Wie man oben unschwer erkennen kann ist die Box nicht gerade ein Bassmonster, woher auch bei einem 13-er Bass? Etwas "bässer" darf es dann aber doch sein. Für mehr Tiefbass bin ich bereit einige Dezibel Maximalpegel zu opfern.
Zunächst importiere ich den zusammengesetzten Frequenzgang in die hifiakademie-DSP-Software.
Jetzt setze ich einen überschwingenden Hochpass. Dieser entlastet die Box von (ganz) tiefen Tönen, die der kleine Treiber sowieso nicht kann und sorgt gleichzeitig für mehr Pegel im hörbaren Bassbereich.
Ein Höhenregler (highshelf) senkt den Bereich über 79 Hz um 2,2 dB ab.
Durch diese beiden Maßnahmen habe ich die untere Grenzfrequenz (-3 dB) der Box von 84 Hz auf 49 Hz gesenkt. Die erreichbare Maximallautstärke der Box verringert sich um etwa 8 dB, wovon knappe 6 dB der Pegelanhebung des Basses und 2,2 dB der Pegelabsenkung ab 79 Hz geschuldet sind. Ganz so schlimm ist es aber nicht. Weil der Hochpass die Box von ganz tiefen Frequenzen entlastet verträgt diese etwas mehr Leistung als ohne Entzerrung. Mehr als 95 dB sollten durchaus noch im Rahmen des Möglichen liegen.
Wenn man nicht so tief entzerrt bleibt mehr Maximalpegel übrig. Man kann das ganz nach seinen individuellen Anforderungen gestalten. Manche DSPs bieten auch die Möglichkeit der Speicherung von mehreren Presets, zwischen denen man per Fernbedienung umschalten kann. Mit zwei verschiedenen Einstellungen kann man so zwischen tiefem Bass und weniger Bass mit dafür höherem Maximalpegel umschalten.
Jetzt begradige ich noch etwas den Frequenzgang, widerstehe aber der Versuchung, jeden kleinen Schlenker im Frequenzgang ausgleichen zu wollen.
Betrachtet man die Senke um die 3 KHz könnte man in Versuchung kommen diese aufzufüllen. Sieht man sich nochmals das nicht normalisierte Sonogramm der unkorrigierten Box an,
dann stellt man fest, daß der Konstrukteur der Box (Daniel Kiefer aus Heidelberg) ein "alter Fuchs" ist! Normalerweise haben Boxen mit dieser Schallwandbreite bei 3 KHz eine Aufweitung, d.h. unter Winkeln einen höheren Pegel als bei tieferen und höheren Frequenzen. Diese Box hat das nicht, demnach hat der Konstrukteur die Senke mit Bedacht eingebaut. Würde ich die Box im Nahfeld auf dem Schreibtisch hören wollen, dann würde ich die Senke herausnehmen. Da diese aber wieder ins Wohnzimmer soll bleibt die Senke drin.

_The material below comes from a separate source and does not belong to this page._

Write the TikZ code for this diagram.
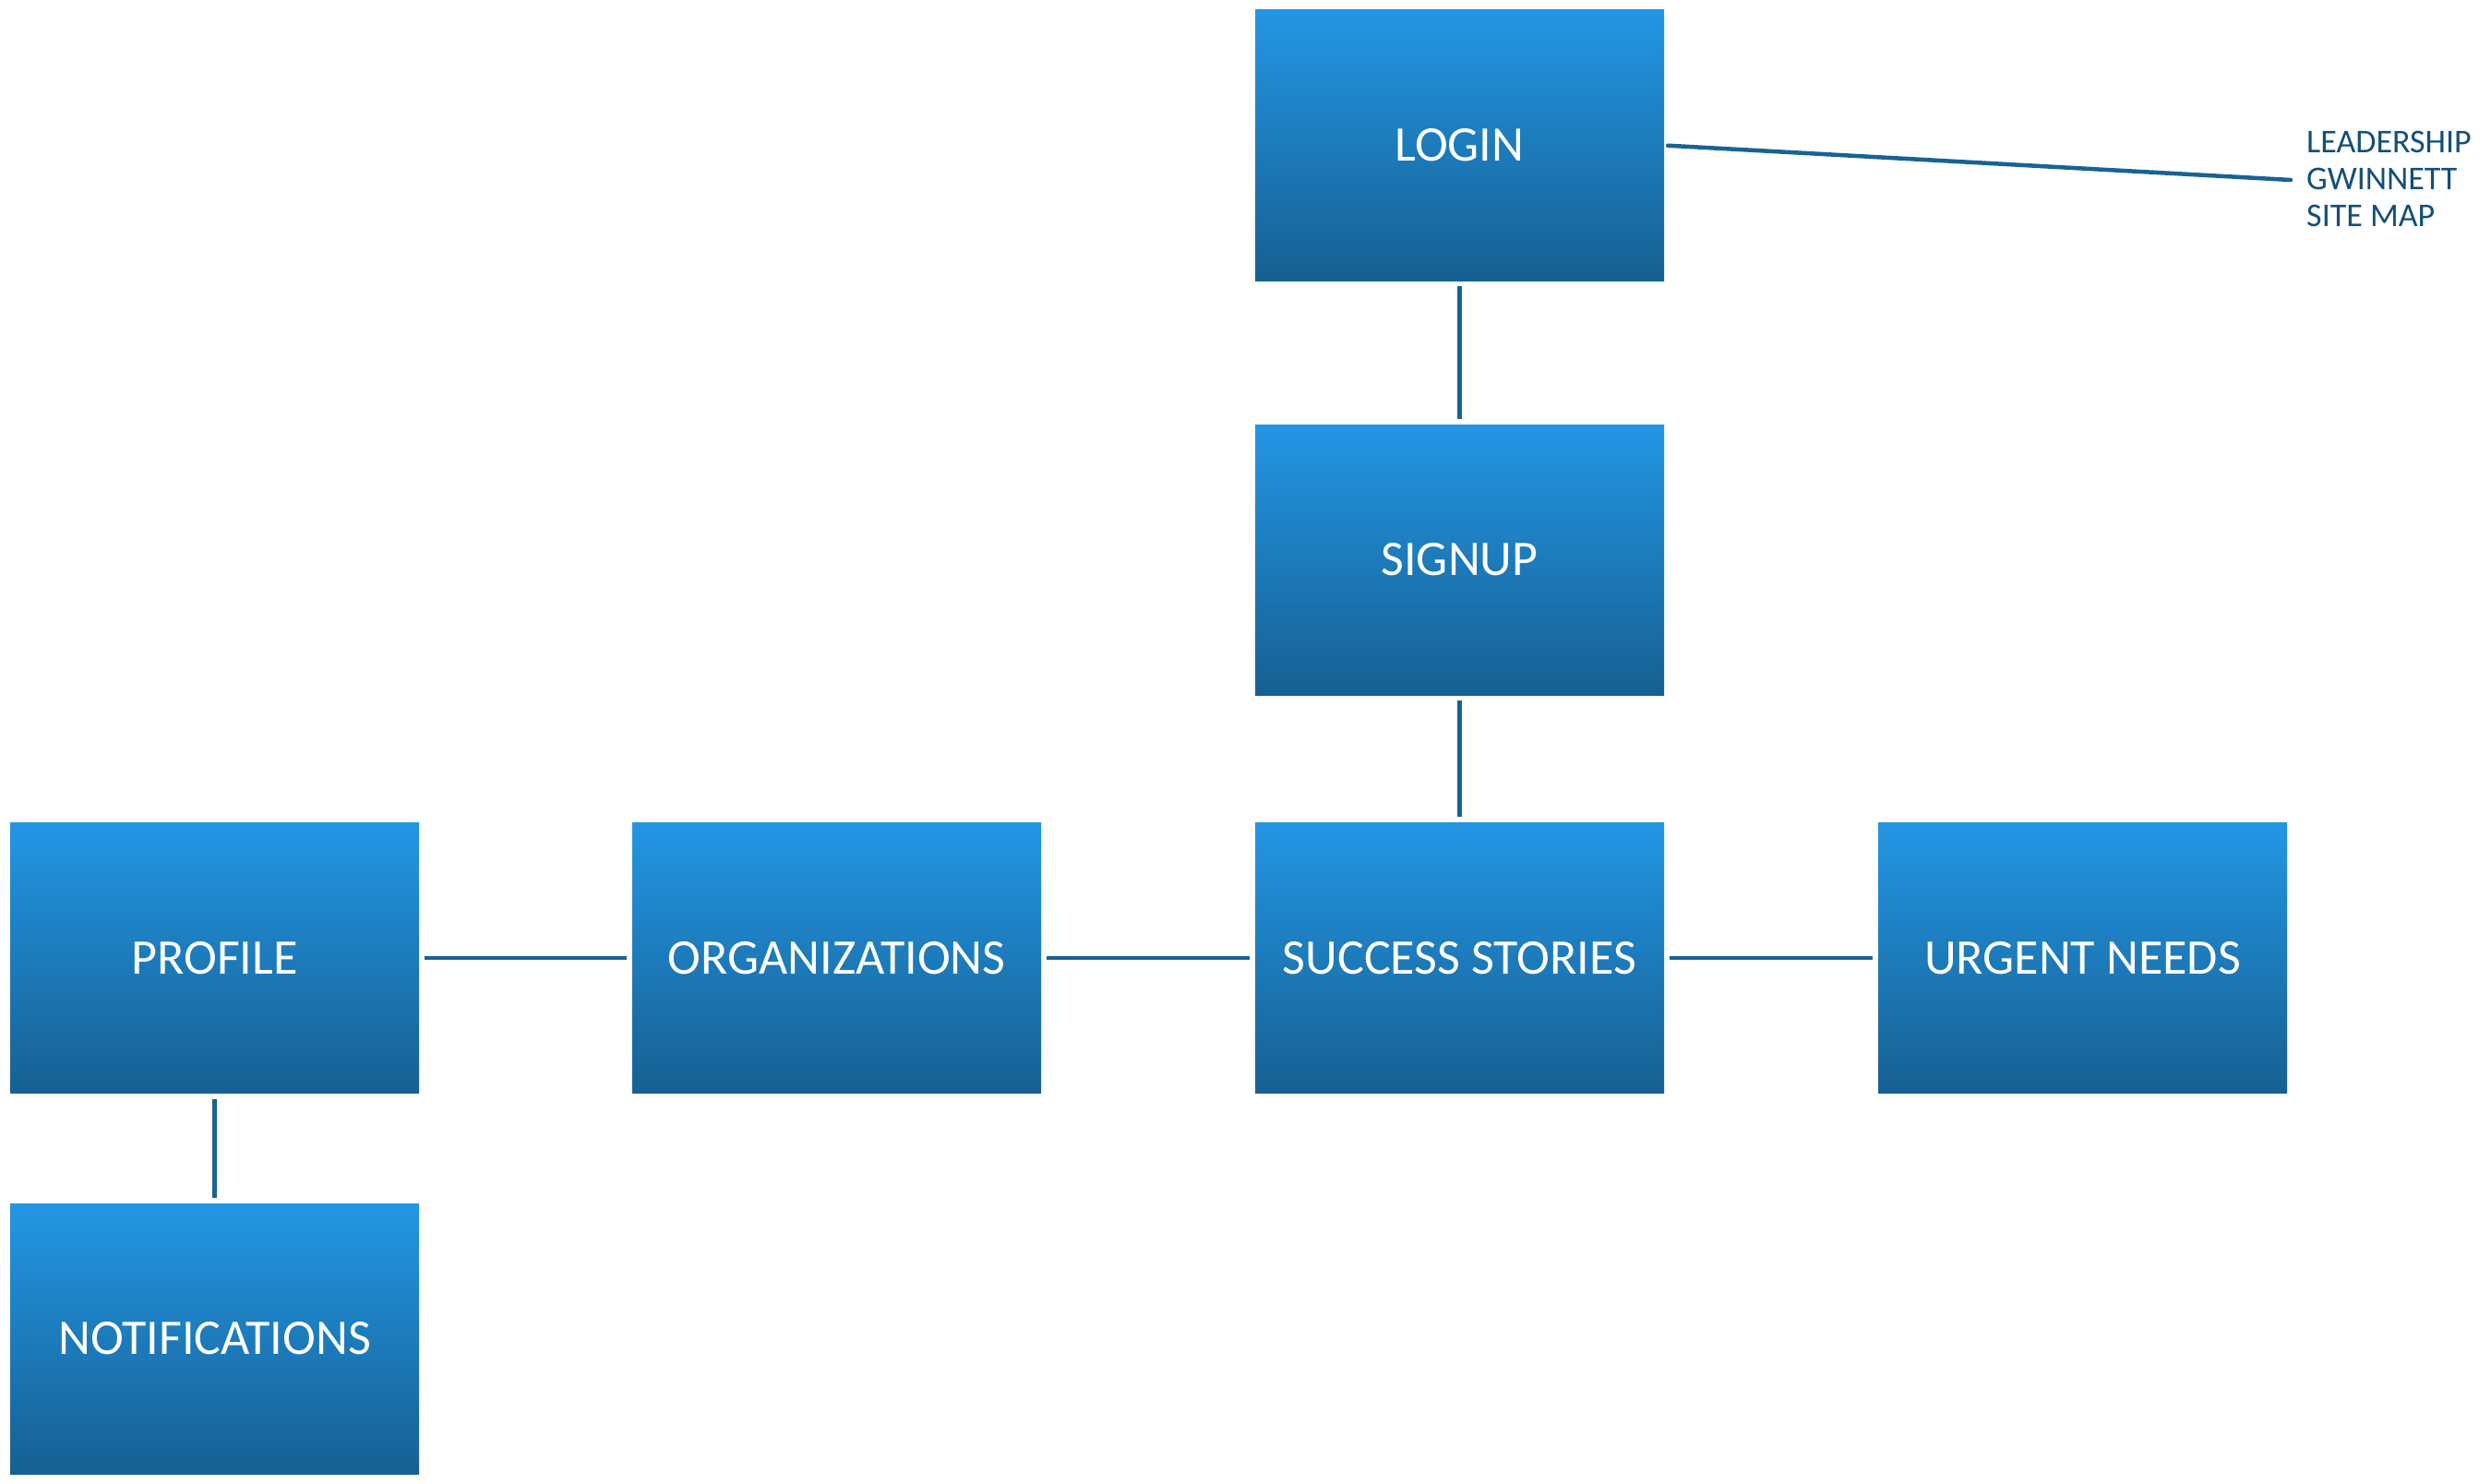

Weiterhin könnte man die Senke um die 9 KHz herum mit einem Equalizer auffüllen. Betrachtet man die Messungen der Box ohne DSP, dann sieht man, daß die Senke ab der 30 Grad-Messung nicht mehr vorhanden ist. Eine Korrektur wäre zuviel des Guten, deshalb lasse ich auch diese drin.
Mit nur vier Filtern habe ich die Box von Grund auf verändert,
aber grau ist alle Theorie, deshalb geht es jetzt ans Nachmessen.
Die untere Grenzfrequenz (-3 dB) liegt jetzt bei 49 Hz. Das jeweils linke Diagramm zeigt die Messung mit der DSP-Entzerrung und das rechte etwas kleinere den Ausgangszustand.
Im wesentlichen habe ich durch die DSP-Entzerrung den Charakter der Box beibehalten, aber unter Verzicht auf etwas Maximallautstärke für einen tieferen Bass und "runderen" Klang gesorgt. Ich bin zufrieden!